Car Out of Africa est souvent décrit comme un catalogue de clichés sur l’Afrique, des paysages de carte postale associés à une musique d’une mièvrerie dégoulinante, auquel il manque une véritable intensité dramatique. S’il faut avouer que le film a vieilli, la richesse de son propos sous-jacent reste intacte. Grâce à une réalisation plutôt classique et à une mise en scène faisant la part belle aux acteurs (la sublime scène où les deux protagonistes volent au-dessus des étendues en se tenant par la main), Sydney Pollack développe une variation sur la possession, la liberté et l’esclavage. Karen est une romantique passionnée qui croit aux valeurs du mariage et qui veut quelqu’un « qui lui appartienne » alors que Denys est un intrigant fougueux, épris de liberté, un homme qu’elle ne saura pas garder. Fils d’un comte, il a étudié les lettres classiques à Eton en amoureux des arts. Tous deux manient la rhétorique et partagent le goût de la conversation, mais leurs avis divergent à propos du couple. « Je n’aurai pas plus de tendresse, je ne vous aimerai pas davantage à cause d’un bout de papier » assène Denys à Karen lorsqu’elle lui suggère de l’épouser. Pour lui, le mariage correspond à une forme d’esclavagisme et le subtil parallèle avec la situation africaine est posé. Denys est partagée entre Karen et l’Afrique, l’autre femme de sa vie.
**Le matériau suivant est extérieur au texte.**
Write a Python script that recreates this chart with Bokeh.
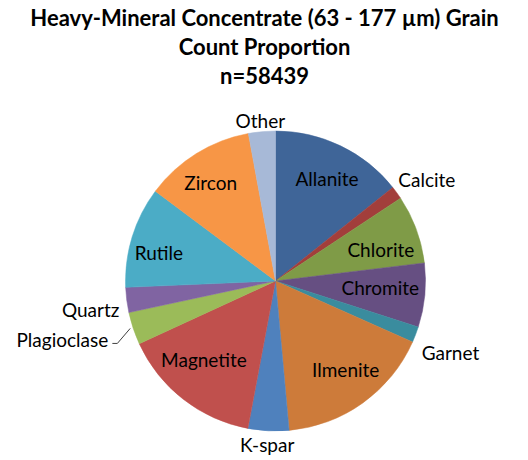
import math
from bokeh.plotting import figure
from bokeh.models import ColumnDataSource, Range1d
from bokeh.core.properties import value
from bokeh.embed import file_html
from bokeh.resources import INLINE

# ---- data (percent of grain count) ----
minerals = ["Allanite", "Calcite", "Chlorite", "Chromite", "Garnet", "Ilmenite",
            "K-spar", "Magnetite", "Plagioclase", "Quartz", "Rutile", "Zircon", "Other"]
proportions = [14.3, 1.4, 7.4, 6.9, 1.7, 16.9, 4.4, 15.2, 3.5, 2.7, 10.9, 11.9, 2.9]
colors = ["#3F6598", "#A23E3B", "#7F9B47", "#664F82", "#3A8C9E", "#CD7B3A",
          "#4F81BD", "#C0504D", "#9BBB59", "#8064A2", "#4BACC6", "#F79646", "#A7B9D7"]
title_lines = ["Heavy-Mineral Concentrate (63 - 177 \u00b5m) Grain",
               "Count Proportion", "n=58439"]

# ---- layout (label placement: radius in px, angle nudge in degrees) ----
W, H = 528, 460
CX, CY, R = 275, H - 280.5, 150
label_r = [115, 182, 110, 105, 189, 113, 164, 106, 221, 187, 120, 118, 161]
label_da = [0.9, 2.3, 3.5, -1.9, 1.3, -2.8, 0.2, 4.5, 3.1, -1.4, -3.6, -1.5, -0.2]

total = sum(proportions)
starts, ends, mids = [], [], []
acc = 0.0
for v in proportions:
    a0 = acc / total * 360.0
    acc += v
    a1 = acc / total * 360.0
    # clockwise-from-top -> bokeh (anticlockwise from +x)
    starts.append(math.radians(90 - a1))
    ends.append(math.radians(90 - a0))
    mids.append((a0 + a1) / 2)

src = ColumnDataSource(dict(start=starts, end=ends, color=colors, name=minerals))

p = figure(width=W, height=H, x_range=Range1d(0, W), y_range=Range1d(0, H),
           output_backend="svg", toolbar_location=None, min_border=0)
p.axis.visible = False
p.grid.visible = False
p.outline_line_color = None
p.background_fill_color = "white"
p.border_fill_color = "white"

p.wedge(x=CX, y=CY, radius=R, start_angle="start", end_angle="end",
        fill_color="color", line_color="color", line_width=0.5, source=src)

lx, ly = [], []
for m, r, da in zip(mids, label_r, label_da):
    a = math.radians(m + da)
    lx.append(CX + r * math.sin(a))
    ly.append(CY + r * math.cos(a))

p.text(x=lx, y=ly, text=minerals, text_font=value("Lato"), text_font_size="19px",
       text_align="center", text_baseline="middle", text_color="black")

# leader line for Plagioclase
i = minerals.index("Plagioclase")
am = math.radians(mids[i])
ex, ey = CX + R * math.sin(am), CY + R * math.cos(am)
px_end = lx[i] + 50
p.line(x=[ex - 3, px_end + 5, px_end], y=[ey, ly[i] - 4, ly[i] - 4],
       line_color="#404040", line_width=1)

# title
ty = [H - 17, H - 46, H - 75]
p.text(x=[W / 2] * 3, y=ty, text=title_lines, text_font=value("Lato"),
       text_font_size="22px", text_font_style="bold", text_align="center",
       text_baseline="middle", text_color="black")

open("out.html", "w").write(file_html(p, INLINE))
Le rapport de possession instauré entre ces deux personnes fait douloureusement écho à celui entre l’Afrique de l’Est (devenue britannique) et l’Angleterre, entre le colonisateur et le colonisé. L’incompatibilité notoire des deux amants se traduit dans l’irrépressible désir de liberté qu’éprouve Denys. Karen, fragilisée par la syphilis, doit dire adieu à ses idéaux : le mariage qu’elle idéalisait et les enfants qu’elle espérait ne lui seront jamais offerts. Elle reporte son affection sur les jeunes Africains qu’elle soigne alors qu’elle n’a aucune compétence en tant que médecin, s’évertue à construire une école, se lie d’amitié avec son suivant Farah et supplie à genoux le gouverneur de leur trouver une terre où habiter. Karen Blixen symbolise la femme libre et indépendante, européenne, qui mène sa vie comme elle l’entend, tout en convoitant l’amour d’un mari. Son apprentissage de la vie passe par ses déceptions personnelles et la scène où elle enterre Denys boucle le voyage introspectif d’une femme, réalisant l’affection que son amant portait à ce pays.
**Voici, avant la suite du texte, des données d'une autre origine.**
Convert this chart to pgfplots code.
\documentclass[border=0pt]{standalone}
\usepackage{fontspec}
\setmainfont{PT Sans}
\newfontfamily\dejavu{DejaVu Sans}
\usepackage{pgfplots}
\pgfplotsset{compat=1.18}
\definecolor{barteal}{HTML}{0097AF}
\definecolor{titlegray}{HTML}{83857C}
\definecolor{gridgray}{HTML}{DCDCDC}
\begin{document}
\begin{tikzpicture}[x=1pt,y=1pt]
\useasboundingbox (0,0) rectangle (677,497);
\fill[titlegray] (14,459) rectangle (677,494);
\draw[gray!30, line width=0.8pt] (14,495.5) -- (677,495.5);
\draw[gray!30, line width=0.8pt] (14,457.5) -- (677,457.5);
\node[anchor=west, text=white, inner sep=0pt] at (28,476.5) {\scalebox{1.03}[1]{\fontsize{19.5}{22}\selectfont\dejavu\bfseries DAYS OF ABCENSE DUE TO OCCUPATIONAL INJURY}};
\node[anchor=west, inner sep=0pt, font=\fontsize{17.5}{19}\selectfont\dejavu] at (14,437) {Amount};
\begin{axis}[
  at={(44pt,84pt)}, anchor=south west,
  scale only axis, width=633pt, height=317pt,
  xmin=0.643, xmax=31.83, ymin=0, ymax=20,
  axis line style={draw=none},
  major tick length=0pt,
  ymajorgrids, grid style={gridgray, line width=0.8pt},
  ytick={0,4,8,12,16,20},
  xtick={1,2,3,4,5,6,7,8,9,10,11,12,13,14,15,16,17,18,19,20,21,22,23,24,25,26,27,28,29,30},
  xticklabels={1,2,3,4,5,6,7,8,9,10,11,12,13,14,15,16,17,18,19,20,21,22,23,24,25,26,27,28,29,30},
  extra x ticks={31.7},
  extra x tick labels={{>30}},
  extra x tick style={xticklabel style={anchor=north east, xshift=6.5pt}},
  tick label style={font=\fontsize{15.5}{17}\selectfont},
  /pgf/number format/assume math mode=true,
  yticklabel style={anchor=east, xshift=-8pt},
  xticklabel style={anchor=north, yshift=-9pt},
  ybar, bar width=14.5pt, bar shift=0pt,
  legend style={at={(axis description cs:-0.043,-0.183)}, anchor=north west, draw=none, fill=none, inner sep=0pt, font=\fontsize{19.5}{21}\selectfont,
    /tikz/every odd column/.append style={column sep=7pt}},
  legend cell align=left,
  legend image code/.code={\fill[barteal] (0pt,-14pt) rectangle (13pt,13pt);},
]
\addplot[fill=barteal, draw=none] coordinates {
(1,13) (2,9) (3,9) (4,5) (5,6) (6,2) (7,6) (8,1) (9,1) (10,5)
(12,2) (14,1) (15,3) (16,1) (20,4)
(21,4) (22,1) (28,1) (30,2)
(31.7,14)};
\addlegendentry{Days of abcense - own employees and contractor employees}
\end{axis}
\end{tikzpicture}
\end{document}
Fresque romanesque assumée, Out of Africa, sous des airs de mélodrame, poursuit un dessein plus complexe que prévu. D’une délicatesse absolue dans les ellipses (l’évocation du voyage au Danemark, que Karen raconte en voix-off, où seules les fleurs témoignent de la course du temps), d’un lyrisme assumé et d’un respect infini pour ce continent, Sydney Pollack fait sien les écrits d’une auteur convaincue que la nature doit dicter un abandon total des inhibitions du monde civilisé. Elle avoue, dans son ouvrage, que « les gens civilisés ont perdu le sens de l’immobilité et doivent apprendre le silence inculqué par le monde sauvage avant d’être accepté par lui ». Une phrase que l’on peut assimiler aux deux protagonistes principaux, acceptés dans un univers hostile en apparence. L’influence d’un cinéma, où l’Afrique tient une place prépondérante, reste encore visible, de nos jours, avec deux films sortis en 2010, Disgrace et White Material, où deux personnages de femmes fortes veulent exister au sein d’un pays qui les méprise. Il y a fort à parier que, comme le disait l’historien romain Pline l’Ancien, il y aura « toujours quelque chose de nouveau en provenance de l’Afrique ».